Wie die Neobroker das EU-Verbot bewerten

Es scheint also die gute Lobbyarbeit der großen Börsen zu sein, die auf dieses EU-Verbot hingewirkt haben. Thomas Soltau, Vorstand der Smartbroker AG, hat jedoch Hoffnung, dass sich an der EU-Regelung noch etwas zugunsten der Neobroker ändert: "Der aktuelle Beschluss ist noch keine endgültige Entscheidung, sondern lediglich ein Verhandlungskompromiss, erzielt von Unterhändlern des Europaparlaments und den Mitgliedsstaaten. Dieser kann sich zur Gesetzgebung noch ändern. So ein Beschluss ist zwar oftmals Formsache, aber es gibt auch genügend Fälle, in denen Vorlagen nicht einfach durchgewunken wurden. Der genaue Gesetzestext ist derzeit noch nicht bekannt. Wir wissen Stand heute zum Beispiel nicht genau, welche Produktarten betroffen sein werden." Und er stellt in Aussicht, sein Produktversprechen – große Auswahl zu minimalen Preisen – auch weiterhin halten zu können. Christian Hecker, Co-Gründer von Trade Republic äußert sich ähnlich: "Wir sind sicher, dass wir auch nach dem Verbot noch das günstigste Angebot für Privatanleger in Deutschland haben werden." Dies sieht auch Malte Rubruck von Finanzen.net Zero so.
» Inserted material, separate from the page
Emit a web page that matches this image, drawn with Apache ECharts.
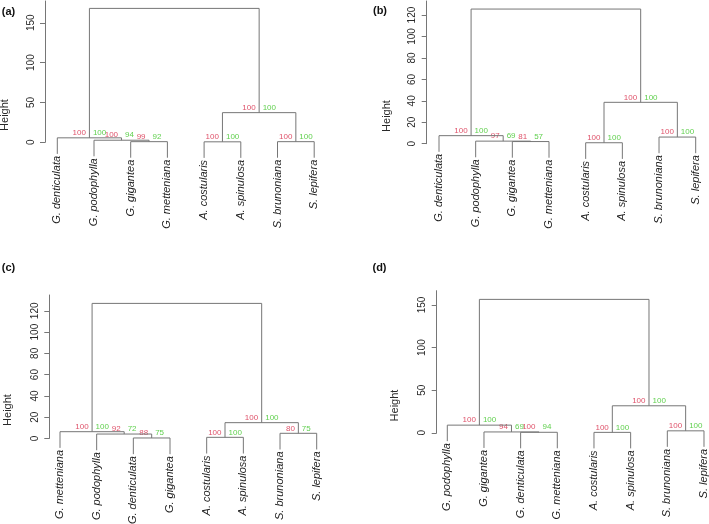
<!DOCTYPE html>
<html><head><meta charset="utf-8">
<script src="https://cdn.jsdelivr.net/npm/echarts@6/dist/echarts.min.js"></script>
<style>html,body{margin:0;padding:0;background:#fff}#c{width:709px;height:524px}</style>
</head><body><div id="c"></div>
<script>
// ---------- data ----------
const leavesA = ['G. denticulata','G. podophylla','G. gigantea','G. metteniana','A. costularis','A. spinulosa','S. brunoniana','S. lepifera'];
const leavesB = ['G. denticulata','G. podophylla','G. gigantea','G. metteniana','A. costularis','A. spinulosa','S. brunoniana','S. lepifera'];
const leavesC = ['G. metteniana','G. podophylla','G. denticulata','G. gigantea','A. costularis','A. spinulosa','S. brunoniana','S. lepifera'];
const leavesD = ['G. podophylla','G. gigantea','G. denticulata','G. metteniana','A. costularis','A. spinulosa','S. brunoniana','S. lepifera'];

// merge matrix (R hclust style): negative = leaf (1-based), positive = earlier merge (1-based)
const mergeA = [[-3,-4],[-2,1],[-1,2],[-5,-6],[-7,-8],[4,5],[3,6]];
const mergeB = [[-3,-4],[-2,1],[-1,2],[-5,-6],[-7,-8],[4,5],[3,6]];
const mergeC = [[-3,-4],[-2,1],[-1,2],[-5,-6],[-7,-8],[4,5],[3,6]];
const mergeD = [[-3,-4],[-2,1],[-1,2],[-5,-6],[-7,-8],[4,5],[3,6]];

const heightA = [0.8, 2.6, 5.6, 0.6, 0.8, 37.2, 168];
const heightB = [2.0, 2.4, 7.5, 0.9, 6.2, 38.6, 125.6];
const heightC = [0.4, 4.1, 6.3, 1.0, 4.8, 14.8, 127];
const heightD = [0.6, 1.0, 9.0, 0.5, 2.3, 31.7, 156.6];

const auA = [99, 100, 100, 100, 100, 100, null];
const bpA = [92, 94, 100, 100, 100, 100, null];
const auB = [81, 97, 100, 100, 100, 100, null];
const bpB = [57, 69, 100, 100, 100, 100, null];
const auC = [88, 92, 100, 100, 80, 100, null];
const bpC = [75, 72, 100, 100, 75, 100, null];
const auD = [100, 94, 100, 100, 100, 100, null];
const bpD = [94, 69, 100, 100, 100, 100, null];

const ticksA = [0, 50, 100, 150];
const ticksB = [0, 20, 40, 60, 80, 100, 120];
const ticksC = [0, 20, 40, 60, 80, 100, 120];
const ticksD = [0, 50, 100, 150];

const tags = ['(a)', '(b)', '(c)', '(d)'];
const yName = 'Height';

// ---------- layout (pixels) ----------
const layouts = [
  {axisX:45,    leaf1X:57.3,  step:36.7,  zeroY:142.3, ppu:0.797, topY:1,     tagX:8.5,   tagY:12,  ylabX:5,     ylabY:115},
  {axisX:426.7, leaf1X:439,   step:36.67, zeroY:143.7, ppu:1.072, topY:1,     tagX:380,   tagY:11,  ylabX:386.5, ylabY:116},
  {axisX:49.3,  leaf1X:60,    step:36.67, zeroY:438.4, ppu:1.063, topY:295,   tagX:8.5,   tagY:268, ylabX:7.5,   ylabY:410},
  {axisX:436.7, leaf1X:447.3, step:36.67, zeroY:432.8, ppu:0.852, topY:290.7, tagX:379.5, tagY:268, ylabX:395,   ylabY:405.5}
];
const HANG = 0.12;
const LINE = '#767676';
const FONT = '"Liberation Sans", Arial, Helvetica, sans-serif';
const RED = '#DF536B', GREEN = '#61D04F';

const panels = [
  {leaves:leavesA, merge:mergeA, height:heightA, au:auA, bp:bpA, ticks:ticksA},
  {leaves:leavesB, merge:mergeB, height:heightB, au:auB, bp:bpB, ticks:ticksB},
  {leaves:leavesC, merge:mergeC, height:heightC, au:auC, bp:bpC, ticks:ticksC},
  {leaves:leavesD, merge:mergeD, height:heightD, au:auD, bp:bpD, ticks:ticksD}
];

function buildTree(p) {
  const n = p.merge.length;
  const root = p.height[n - 1];
  const hang = HANG * root;
  const mx = [], leafEnd = [];
  for (let k = 0; k < n; k++) {
    const xs = p.merge[k].map(c => {
      if (c < 0) { leafEnd[-c - 1] = p.height[k] - hang; return -c; }
      return mx[c - 1];
    });
    mx[k] = (xs[0] + xs[1]) / 2;
  }
  return {mx, leafEnd};
}

const grids = [], xAxes = [], yAxes = [], series = [], graphics = [];
panels.forEach((p, i) => {
  const L = layouts[i];
  const t = buildTree(p);
  const xmin = 1 - (L.leaf1X - L.axisX) / L.step;
  const xmax = 8.5;
  grids.push({left: L.axisX, top: L.topY, width: (xmax - xmin) * L.step, height: L.zeroY - L.topY,
              containLabel: false, outerBoundsMode: 'none'});
  xAxes.push({type: 'value', gridIndex: i, min: xmin, max: xmax, show: false});
  yAxes.push({
    type: 'value', gridIndex: i, min: 0, max: (L.zeroY - L.topY) / L.ppu,
    axisLine: {show: true, lineStyle: {color: LINE, width: 1}},
    axisTick: {show: true, customValues: p.ticks, length: 5, lineStyle: {color: LINE, width: 1}},
    axisLabel: {show: true, customValues: p.ticks, rotate: 90, fontSize: 10, color: '#2a2a2a',
                fontFamily: FONT, margin: 9},
    splitLine: {show: false}
  });
  // tree brackets + AU/BP
  series.push({
    type: 'custom', xAxisIndex: i, yAxisIndex: i, clip: false, silent: true,
    data: p.merge.map((m, k) => [t.mx[k], p.height[k], k]),
    renderItem: function (params, api) {
      const k = api.value(2);
      const h = p.height[k];
      const ends = p.merge[k].map(c => c < 0 ? [-c, t.leafEnd[-c - 1]] : [t.mx[c - 1], p.height[c - 1]]);
      const a = api.coord(ends[0]), a2 = api.coord([ends[0][0], h]);
      const b2 = api.coord([ends[1][0], h]), b = api.coord(ends[1]);
      const c = api.coord([t.mx[k], h]);
      const children = [{
        type: 'polyline', shape: {points: [a, a2, b2, b]},
        style: {stroke: LINE, lineWidth: 1, fill: null}
      }];
      if (p.au[k] != null) {
        children.push({type: 'text', x: c[0] - 3.5, y: c[1] - 5,
          style: {text: String(p.au[k]), fill: RED, font: '8px ' + FONT, align: 'right', verticalAlign: 'middle'}});
        children.push({type: 'text', x: c[0] + 3.5, y: c[1] - 5,
          style: {text: String(p.bp[k]), fill: GREEN, font: '8px ' + FONT, align: 'left', verticalAlign: 'middle'}});
      }
      return {type: 'group', children: children};
    }
  });
  // leaf labels
  series.push({
    type: 'custom', xAxisIndex: i, yAxisIndex: i, clip: false, silent: true,
    data: p.leaves.map((name, j) => [j + 1, t.leafEnd[j], j]),
    renderItem: function (params, api) {
      const j = api.value(2);
      const pt = api.coord([api.value(0), api.value(1)]);
      return {type: 'text', x: pt[0], y: pt[1] + 2, rotation: Math.PI / 2,
        style: {text: p.leaves[j], fill: '#1e1e1e', font: 'italic 11px ' + FONT, align: 'right', verticalAlign: 'middle'}};
    }
  });
  graphics.push({type: 'text', x: L.tagX, y: L.tagY,
    style: {text: tags[i], fill: '#111', font: 'bold 11px ' + FONT, align: 'center', verticalAlign: 'middle'}});
  graphics.push({type: 'text', x: L.ylabX, y: L.ylabY, rotation: Math.PI / 2,
    style: {text: yName, fill: '#2a2a2a', font: '11px ' + FONT, align: 'center', verticalAlign: 'middle'}});
});

const chart = echarts.init(document.getElementById('c'), null, {renderer: 'canvas'});
chart.setOption({
  animation: false,
  backgroundColor: '#fff',
  grid: grids, xAxis: xAxes, yAxis: yAxes, series: series, graphic: graphics
});
</script></body></html>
So reagieren die Neobroker auf ein PfOF-Verbot

Wie die Neobroker auf das kommende Verbot reagieren, fasst Thomas Soltau, Vorstand der Smartbroker AG zusammen: "Da dieses potenzielle Verbot keineswegs nur Neobroker betrifft, sondern sämtliche Depotbanken, gehen wir davon aus, dass die meisten Anbieter aufgrund ihrer kostenintensiven Strukturen die Gebühren anheben müssen und wir weiterhin unsere Dienstleistung deutlich günstiger anbieten werden können als unsere Mitbewerber."
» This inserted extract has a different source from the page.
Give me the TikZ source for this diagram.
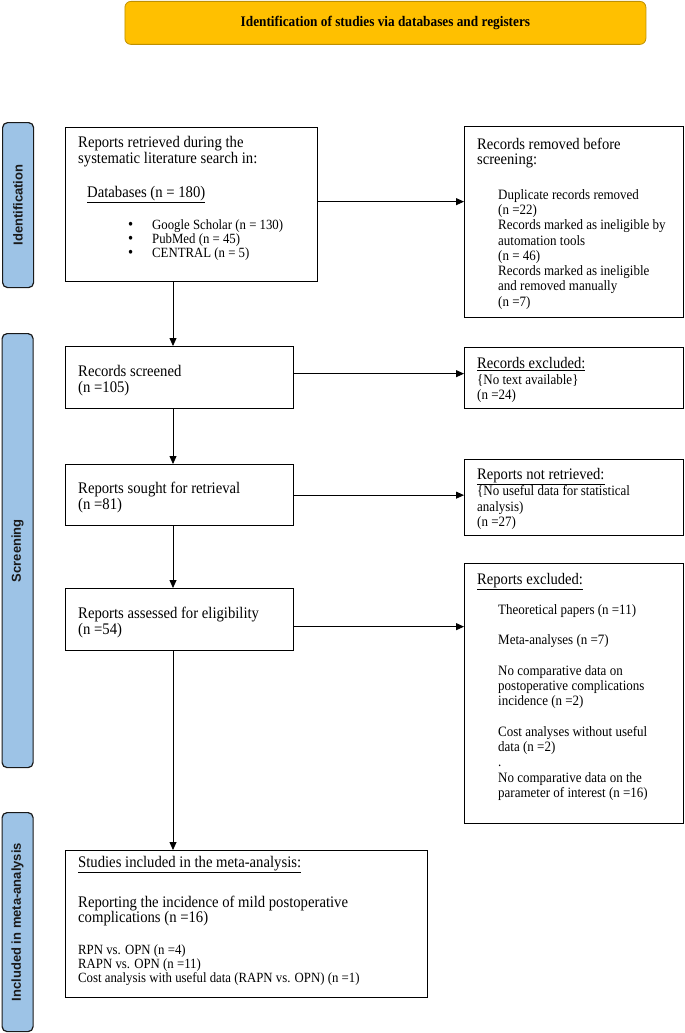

Malte Rubruck von finanzen.net Zero ergänzt: "Die wesentlich bedeutsamere Regulierung und die deutliche komplexeren Anforderungen werden im Rahmen der "European Retail Investmentstrategy" (RIS – Retail Investment Strategy) erfolgen." Dies ist der am 24. Mai 2023 vorgelegte Gesetzentwurf der Europäischen Kommission für eine Kleinanlegerstrategie. Sie sieht viele Änderungen der bisher gültigen Regularien vor und wird die Geschäftstätigkeit der Investmentbranche stark beeinflussen. "Grundsätzlich gehen wir heute davon aus, unser Angebot, extrem einfach und zu maximal günstigen Konditionen an der Börse teilhaben zu können, weiterhin möglich sein wird", sagt er.

ETF-Handelsplätze im Vergleich

Wer einen ETF kaufen oder verkaufen möchte, kann auf der Internetseite von justETF eine gute Übersicht über alle Handelsplätze und Regionalbörsen aufrufen. Außerdem haben die ETF-Spezialisten einen übersichtlichen Kostenvergleich erstellt: Wer mit Neobrokern über elektronische Handelsplattformen der Regionalbörsen kauft oder verkauft, kann ordentlich Geld sparen.